- **Source material**:
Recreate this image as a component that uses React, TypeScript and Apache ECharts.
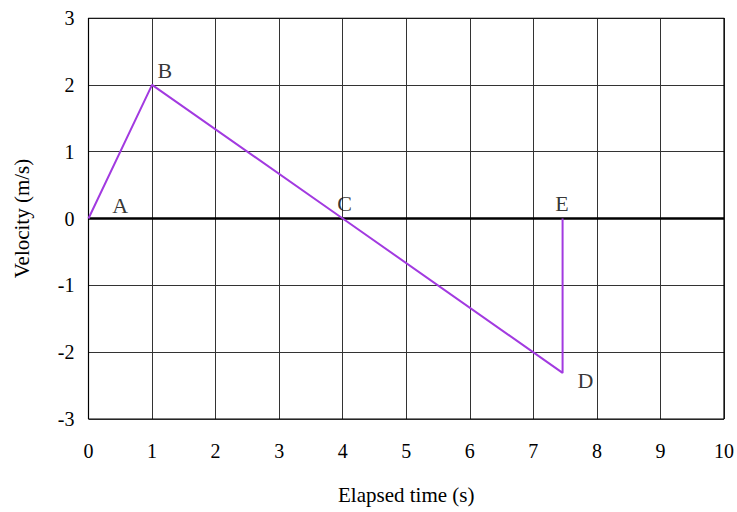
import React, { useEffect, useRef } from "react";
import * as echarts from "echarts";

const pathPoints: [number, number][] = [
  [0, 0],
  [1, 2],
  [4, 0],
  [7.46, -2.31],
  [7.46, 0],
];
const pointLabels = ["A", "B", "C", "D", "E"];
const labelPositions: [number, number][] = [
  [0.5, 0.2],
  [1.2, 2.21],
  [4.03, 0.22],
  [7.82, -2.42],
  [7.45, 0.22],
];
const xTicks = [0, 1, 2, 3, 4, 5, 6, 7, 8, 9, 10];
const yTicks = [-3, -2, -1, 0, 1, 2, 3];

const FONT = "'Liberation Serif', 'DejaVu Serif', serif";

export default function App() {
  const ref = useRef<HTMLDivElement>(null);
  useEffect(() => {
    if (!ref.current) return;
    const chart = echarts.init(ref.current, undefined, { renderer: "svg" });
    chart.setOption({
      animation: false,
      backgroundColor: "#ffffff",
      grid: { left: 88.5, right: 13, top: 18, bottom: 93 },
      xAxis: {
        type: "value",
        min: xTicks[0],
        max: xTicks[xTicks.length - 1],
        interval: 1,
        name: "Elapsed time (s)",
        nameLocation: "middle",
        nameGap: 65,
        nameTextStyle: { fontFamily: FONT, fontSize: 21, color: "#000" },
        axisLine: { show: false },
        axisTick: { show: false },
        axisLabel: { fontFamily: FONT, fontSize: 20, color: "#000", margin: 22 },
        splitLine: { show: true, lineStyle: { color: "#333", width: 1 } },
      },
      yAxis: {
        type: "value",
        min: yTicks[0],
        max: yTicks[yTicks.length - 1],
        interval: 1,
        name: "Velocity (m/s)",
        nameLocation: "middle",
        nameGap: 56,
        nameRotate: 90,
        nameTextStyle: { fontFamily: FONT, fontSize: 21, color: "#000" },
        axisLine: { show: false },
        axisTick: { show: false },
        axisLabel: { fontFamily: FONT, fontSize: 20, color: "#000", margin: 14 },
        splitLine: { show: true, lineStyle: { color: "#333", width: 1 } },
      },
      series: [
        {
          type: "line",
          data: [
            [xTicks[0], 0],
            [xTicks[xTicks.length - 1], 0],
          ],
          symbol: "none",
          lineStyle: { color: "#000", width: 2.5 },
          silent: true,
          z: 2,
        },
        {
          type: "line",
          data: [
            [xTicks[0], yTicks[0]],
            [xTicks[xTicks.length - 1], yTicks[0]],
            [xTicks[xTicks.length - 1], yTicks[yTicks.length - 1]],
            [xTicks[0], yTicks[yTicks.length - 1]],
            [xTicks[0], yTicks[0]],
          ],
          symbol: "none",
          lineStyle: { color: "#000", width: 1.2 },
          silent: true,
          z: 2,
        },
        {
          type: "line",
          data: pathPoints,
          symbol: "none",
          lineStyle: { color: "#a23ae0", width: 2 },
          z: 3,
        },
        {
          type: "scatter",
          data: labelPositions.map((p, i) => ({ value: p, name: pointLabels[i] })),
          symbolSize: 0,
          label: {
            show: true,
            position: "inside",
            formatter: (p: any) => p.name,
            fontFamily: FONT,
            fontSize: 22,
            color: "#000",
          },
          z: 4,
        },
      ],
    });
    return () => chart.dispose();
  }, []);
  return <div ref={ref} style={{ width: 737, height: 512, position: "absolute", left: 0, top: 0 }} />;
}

- **Task goal**: Reproduce the material above in full, exactly, with no images.

- **Worked answer**:
Recreate this image as a component that uses React, TypeScript and Apache ECharts.
import React, { useEffect, useRef } from "react";
import * as echarts from "echarts";

const pathPoints: [number, number][] = [
  [0, 0],
  [1, 2],
  [4, 0],
  [7.46, -2.31],
  [7.46, 0],
];
const pointLabels = ["A", "B", "C", "D", "E"];
const labelPositions: [number, number][] = [
  [0.5, 0.2],
  [1.2, 2.21],
  [4.03, 0.22],
  [7.82, -2.42],
  [7.45, 0.22],
];
const xTicks = [0, 1, 2, 3, 4, 5, 6, 7, 8, 9, 10];
const yTicks = [-3, -2, -1, 0, 1, 2, 3];

const FONT = "'Liberation Serif', 'DejaVu Serif', serif";

export default function App() {
  const ref = useRef<HTMLDivElement>(null);
  useEffect(() => {
    if (!ref.current) return;
    const chart = echarts.init(ref.current, undefined, { renderer: "svg" });
    chart.setOption({
      animation: false,
      backgroundColor: "#ffffff",
      grid: { left: 88.5, right: 13, top: 18, bottom: 93 },
      xAxis: {
        type: "value",
        min: xTicks[0],
        max: xTicks[xTicks.length - 1],
        interval: 1,
        name: "Elapsed time (s)",
        nameLocation: "middle",
        nameGap: 65,
        nameTextStyle: { fontFamily: FONT, fontSize: 21, color: "#000" },
        axisLine: { show: false },
        axisTick: { show: false },
        axisLabel: { fontFamily: FONT, fontSize: 20, color: "#000", margin: 22 },
        splitLine: { show: true, lineStyle: { color: "#333", width: 1 } },
      },
      yAxis: {
        type: "value",
        min: yTicks[0],
        max: yTicks[yTicks.length - 1],
        interval: 1,
        name: "Velocity (m/s)",
        nameLocation: "middle",
        nameGap: 56,
        nameRotate: 90,
        nameTextStyle: { fontFamily: FONT, fontSize: 21, color: "#000" },
        axisLine: { show: false },
        axisTick: { show: false },
        axisLabel: { fontFamily: FONT, fontSize: 20, color: "#000", margin: 14 },
        splitLine: { show: true, lineStyle: { color: "#333", width: 1 } },
      },
      series: [
        {
          type: "line",
          data: [
            [xTicks[0], 0],
            [xTicks[xTicks.length - 1], 0],
          ],
          symbol: "none",
          lineStyle: { color: "#000", width: 2.5 },
          silent: true,
          z: 2,
        },
        {
          type: "line",
          data: [
            [xTicks[0], yTicks[0]],
            [xTicks[xTicks.length - 1], yTicks[0]],
            [xTicks[xTicks.length - 1], yTicks[yTicks.length - 1]],
            [xTicks[0], yTicks[yTicks.length - 1]],
            [xTicks[0], yTicks[0]],
          ],
          symbol: "none",
          lineStyle: { color: "#000", width: 1.2 },
          silent: true,
          z: 2,
        },
        {
          type: "line",
          data: pathPoints,
          symbol: "none",
          lineStyle: { color: "#a23ae0", width: 2 },
          z: 3,
        },
        {
          type: "scatter",
          data: labelPositions.map((p, i) => ({ value: p, name: pointLabels[i] })),
          symbolSize: 0,
          label: {
            show: true,
            position: "inside",
            formatter: (p: any) => p.name,
            fontFamily: FONT,
            fontSize: 22,
            color: "#000",
          },
          z: 4,
        },
      ],
    });
    return () => chart.dispose();
  }, []);
  return <div ref={ref} style={{ width: 737, height: 512, position: "absolute", left: 0, top: 0 }} />;
}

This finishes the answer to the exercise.